I learned it was easier to spell it out after I gave my name rather than have to watch the grown-ups erase their mistake or worse, scribble out the misspelling. Scratching out the H left my name with this odd gap between the C and the other letters. Sometimes the A at the end of my name was a transformed E. I turned this into a game. I could tell who was actually listening to me by watching whether they carefully followed my spelling or just quickly wrote down their own assumption. This is not simply about listening, but about being sensitive to a fellow human being.
This is something that bothers me when I see articles about homeschooling written by journalists and other writers outside the homeschooling community. They can't seem to believe that the word "homeschooling" is correct. In fact, I read one article in a local paper (I apologize, this was a while ago and I misplaced the clipping) where the reporter placed the [sic] symbol after each spelling of homeschooling in a quote he used from a homeschooler's email. The email was written to decline an interview request. The symbol was not used to inform readers, but rather to mock the homeschooler's spelling.

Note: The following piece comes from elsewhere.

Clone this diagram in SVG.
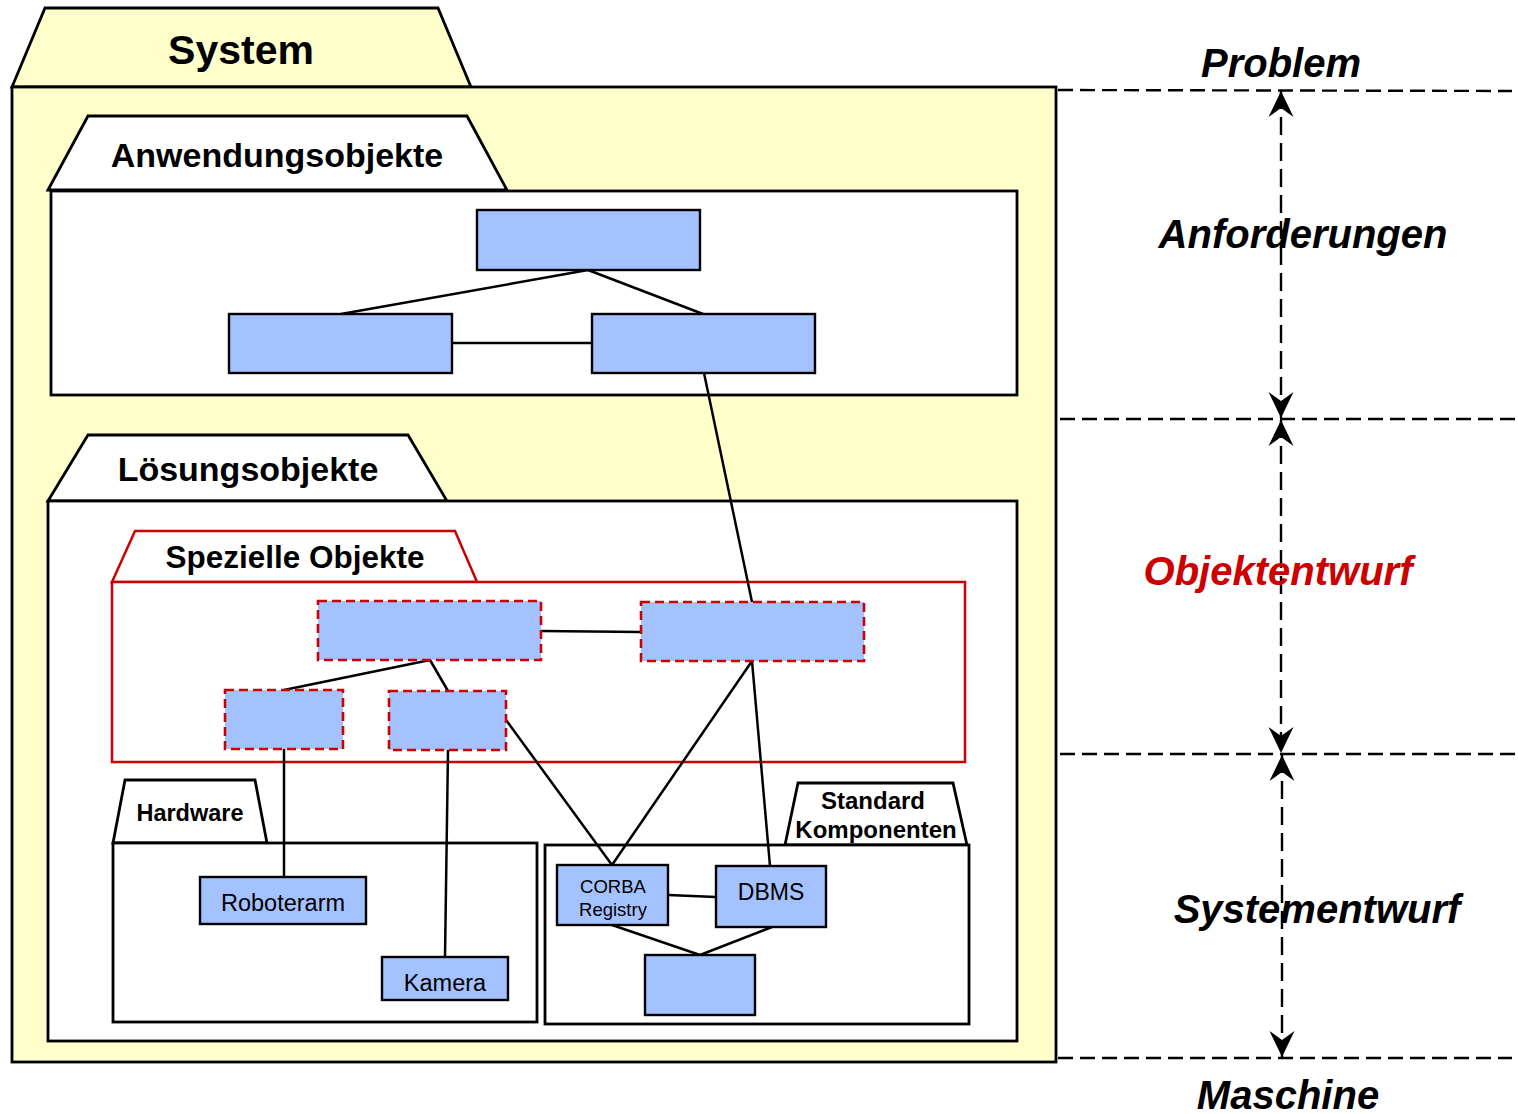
<svg xmlns="http://www.w3.org/2000/svg" width="1518" height="1114" viewBox="0 0 1518 1114">
  <style>
    .pkg { fill: #FFFFFF; stroke: #000000; stroke-width: 2.8; stroke-linejoin: miter; }
    .sys { fill: #FFFFCC; stroke: #000000; stroke-width: 2.8; }
    .red { fill: #FFFFFF; stroke: #CC0000; stroke-width: 2.5; }
    .obj { fill: #A4C2FF; stroke: #000000; stroke-width: 2.4; }
    .spec { fill: #A4C2FF; stroke: #CC0000; stroke-width: 2.6; stroke-dasharray: 9 5; }
    .conn { stroke: #000000; stroke-width: 2.5; fill: none; }
    .level { stroke: #000000; stroke-width: 2.4; stroke-dasharray: 15 7; fill: none; }
    .span { stroke: #000000; stroke-width: 2.4; stroke-dasharray: 18 8; fill: none; }
    .t { font-family: "Liberation Sans", Arial, sans-serif; fill: #000000; text-anchor: middle; }
    .b { font-weight: bold; }
    .phase { font-family: "Liberation Sans", Arial, sans-serif; font-weight: bold; font-style: italic; font-size: 40px; text-anchor: middle; fill: #000000; }
  </style>
  <defs>
    <marker id="head" markerUnits="userSpaceOnUse" markerWidth="28" markerHeight="28" viewBox="-27 -14 28 28" refX="0" refY="0" orient="auto-start-reverse">
      <path d="M0,0 L-26,-12.5 L-17,0 L-26,12.5 Z" fill="#000000"/>
    </marker>
  </defs>

  <!-- System package -->
  <g id="system">
    <polygon class="sys" points="12,87 45,8 438,8 471,87"/>
    <rect class="sys" x="12" y="87" width="1044" height="975"/>
    <text class="t b" x="241" y="64" font-size="41">System</text>
  </g>

  <!-- Application objects package -->
  <g id="anwendungsobjekte">
    <polygon class="pkg" points="48,190 88,116 467,116 507,190"/>
    <rect class="pkg" x="51" y="191" width="966" height="204"/>
    <text class="t b" x="277" y="167" font-size="34">Anwendungsobjekte</text>
  </g>

  <!-- Solution objects package -->
  <g id="loesungsobjekte">
    <polygon class="pkg" points="48,501 88,435 408,435 447,501"/>
    <rect class="pkg" x="48" y="501" width="969" height="540"/>
    <text class="t b" x="248" y="481" font-size="34">Lösungsobjekte</text>
  </g>

  <!-- Special objects package -->
  <g id="spezielle-objekte">
    <polygon class="red" points="112,582 135,531 455,531 477,582"/>
    <rect class="red" x="112" y="582" width="853" height="180"/>
    <text class="t b" x="295" y="568" font-size="31.5">Spezielle Objekte</text>
  </g>

  <!-- Hardware package -->
  <g id="hardware">
    <polygon class="pkg" points="113,843 125,780 255,780 267,843"/>
    <rect class="pkg" x="113" y="843" width="424" height="179"/>
    <text class="t b" x="190" y="821" font-size="23.5">Hardware</text>
  </g>

  <!-- Standard components package -->
  <g id="standard-komponenten">
    <polygon class="pkg" points="785,845 798,783 953,783 967,845"/>
    <rect class="pkg" x="545" y="845" width="424" height="179"/>
    <text class="t b" x="873" y="809" font-size="24">Standard</text>
    <text class="t b" x="876" y="838" font-size="24">Komponenten</text>
  </g>

  <!-- Connectors -->
  <g id="connectors">
    <line class="conn" x1="588" y1="270" x2="341" y2="314"/>
    <line class="conn" x1="588" y1="270" x2="703" y2="314"/>
    <line class="conn" x1="452" y1="343" x2="592" y2="343"/>
    <line class="conn" x1="704" y1="373" x2="752" y2="602"/>
    <line class="conn" x1="541" y1="631" x2="641" y2="632"/>
    <line class="conn" x1="430" y1="660" x2="284" y2="690"/>
    <line class="conn" x1="430" y1="660" x2="448" y2="691"/>
    <line class="conn" x1="752" y1="661" x2="612" y2="865"/>
    <line class="conn" x1="752" y1="661" x2="770" y2="866"/>
    <line class="conn" x1="506" y1="720" x2="612" y2="865"/>
    <line class="conn" x1="284" y1="749" x2="284" y2="877"/>
    <line class="conn" x1="448" y1="750" x2="445" y2="957"/>
    <line class="conn" x1="668" y1="895" x2="716" y2="897"/>
    <line class="conn" x1="612" y1="925" x2="700" y2="955"/>
    <line class="conn" x1="772" y1="927" x2="700" y2="955"/>
  </g>

  <!-- Application object classes -->
  <g id="a-top"><rect class="obj" x="477" y="210" width="223" height="60"/></g>
  <g id="a-left"><rect class="obj" x="229" y="314" width="223" height="59"/></g>
  <g id="a-right"><rect class="obj" x="592" y="314" width="223" height="59"/></g>

  <!-- Special object classes -->
  <g id="s-top-left"><rect class="spec" x="318" y="601" width="223" height="59"/></g>
  <g id="s-top-right"><rect class="spec" x="641" y="602" width="223" height="59"/></g>
  <g id="s-bottom-left"><rect class="spec" x="225" y="690" width="118" height="59"/></g>
  <g id="s-bottom-mid"><rect class="spec" x="389" y="691" width="117" height="59"/></g>

  <!-- Hardware classes -->
  <g id="roboterarm">
    <rect class="obj" x="200" y="877" width="166" height="47"/>
    <text class="t" x="283" y="910.5" font-size="23.5">Roboterarm</text>
  </g>
  <g id="kamera">
    <rect class="obj" x="382" y="957" width="126" height="43"/>
    <text class="t" x="445" y="991" font-size="23.5">Kamera</text>
  </g>

  <!-- Standard component classes -->
  <g id="corba">
    <rect class="obj" x="557" y="865" width="111" height="60"/>
    <text class="t" x="613" y="893" font-size="18.5">CORBA</text>
    <text class="t" x="613" y="916" font-size="18.5">Registry</text>
  </g>
  <g id="dbms">
    <rect class="obj" x="716" y="866" width="110" height="61"/>
    <text class="t" x="771" y="900" font-size="23">DBMS</text>
  </g>
  <g id="k-bottom"><rect class="obj" x="645" y="955" width="110" height="60"/></g>

  <!-- Abstraction levels -->
  <g id="levels">
    <line class="level" x1="1058" y1="90" x2="1512" y2="91"/>
    <line class="level" x1="1060" y1="419" x2="1518" y2="419"/>
    <line class="level" x1="1060" y1="754" x2="1518" y2="754"/>
    <line class="level" x1="1058" y1="1058" x2="1512" y2="1058"/>
    <line class="span" x1="1281" y1="91" x2="1281" y2="418" marker-start="url(#head)" marker-end="url(#head)"/>
    <line class="span" x1="1281" y1="420" x2="1281" y2="753" marker-start="url(#head)" marker-end="url(#head)"/>
    <line class="span" x1="1282" y1="755" x2="1282" y2="1057" marker-start="url(#head)" marker-end="url(#head)"/>
  </g>

  <!-- Level labels -->
  <g id="labels">
    <text class="phase" x="1281" y="77">Problem</text>
    <text class="phase" x="1303" y="248">Anforderungen</text>
    <text class="phase" x="1278" y="585" style="fill:#CC0000">Objektentwurf</text>
    <text class="phase" x="1317" y="923">Systementwurf</text>
    <text class="phase" x="1288" y="1109">Maschine</text>
  </g>
</svg>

It was also used for two words that were mispelled in the email.
I don't deny that there are many of us who are very elitist about spelling. Recent comments to a NY Times magazine article about homeschooling caused many in the homeschooling blog community to throw grammatical stones at the poorly written responses by unenlightened teenagers. Many of those letters were so alike that it was clear they were written as part of a class project. I feel worse that none of these students seemed to take the time to research homeschooling or read other comments from actual homeschoolers instead of simply parroting their class discussion. It is important to understand the opposing view to effectively argue your perspective. I had a hard time believing that many of the students who commented had an opinion. They were simply writing what they thought their teacher wanted to hear.
If I read any article that spells homeschooling as "home schooling" or "home-schooling", I take a deep breath and prepare myself for what will follow. I know the reporter would rather rely on spell-check than pick up an up-to-date dictionary. You don't even need a physical dictionary handy. Here are links online:
The Free Dictionary: http://www.thefreedictionary.com/homeschooling
Oxford Dictionaries: http://oxforddictionaries.com/definition/homeschooling?region=us
Misspelling something as important as the name tells me that little research was done within the homeschooling community. It tells me an opinion was formed from the onset and the reporter would rather tell readers what he or she thinks they want to hear. And believe me, I understand! It's hard to learn about homeschooling. Homeschoolers are individuals. No two are educating their children in the same way. There is no standard way to do it. It's that freedom that attracted me to it. But try explaining that to a reporter.
I don't mind the misspellings of my name anymore. Now I look to see who can figure it out without me noting the error. Having homeschooled for a while, I know that pointing out mistakes doesn't really teach as much as recognizing and fixing your own mistakes. I'm still waiting for the journalists to learn that.